Why does one company’s B.S. matter? "The engine of Goop’s brand is the premise that natural purity is expensive," he says. That leads to a fundamentally toxic idea: The only people who can be pure are the ones who have enough money to buy products like Goop’s.

The takeaway: "While money can indeed purchase wellness, it is not through the alchemical power of natural goodness but rather the ability to afford healthcare," Levinovitz writes.
3. Manage your asymmetrical risks

Fortunately, as Dan John points out, there are much cheaper ways to achieve a longer, healthier life: Do what you can to prevent what he calls "asymmetrical risks"—potentially catastrophic problems that can be mitigated simply and inexpensively.

Think of it this way:

What would you lose if you sustained a catastrophic head injury? How does that compare to easy, cheap precautions like using a seatbelt and wearing a helmet when you ski or ride a bike? What’s the cost of advanced skin cancer, compared to the minor inconvenience of getting regular checkups to make sure you don’t have it?  

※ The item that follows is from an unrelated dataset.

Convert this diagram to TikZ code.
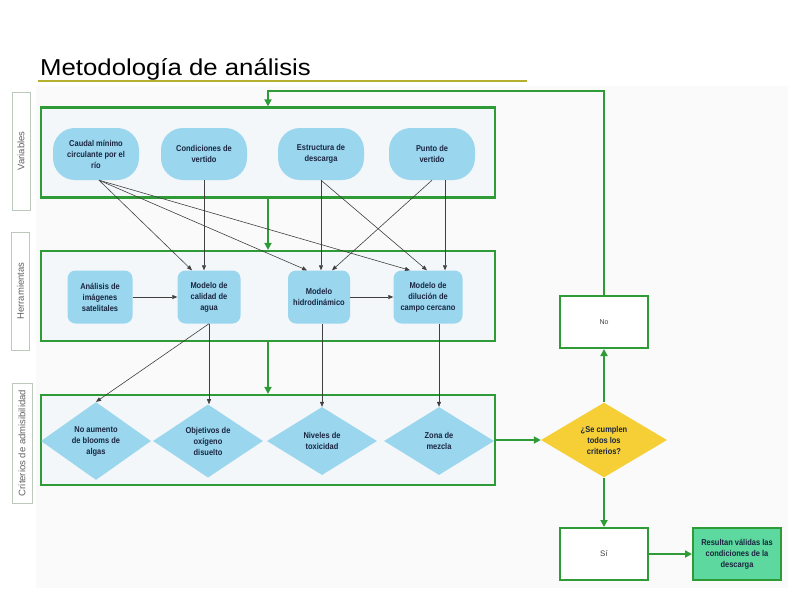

Put another way, what do you lose by taking a preventative measure compared to the risk of not doing it?

The takeaway: The benefits of exercise are similarly asymmetrical. Helping your clients build strength in the basic movement patterns, and encouraging them to move more on their own, produce outsized benefits, at a reasonable cost, compared to the risk of losing functional abilities as they get older.  

Go deeper: We tackled the benefits of the basics in two recent articles:

--> Functional Training for Older Clients

--> Four Movement Patterns Your Clients Need to Master, at Every Age
4. What the best trainers know - Lou Schuler

The first time I met a personal trainer, he stuck his butt in my face. Weird story, but absolutely true. Jump forward 30 years, and I make my living working with, and writing for, personal trainers. Best gig I’ve ever had.

This new article was a rare opportunity to share what I’ve learned at the PTDC with a non-PTDC audience (Bodybuilding (dot) com). It features hard-earned insights about personal training from Meghan Callaway, Ethan Benda, Kevin Mullins, Danny King, Chad Landers, Lisa Simone Richards, Brittany Byrd, and Dean Somerset.

My favorite tip, though, applies to everyone and to every aspect of life:

"It's important not to beat yourself up too much when you make mistakes," Melody Schoenfeld told me. "I can tell you from experience that it's a waste of time and energy. Everything I've done up to now, even the f***-ups, has gotten me to where I am."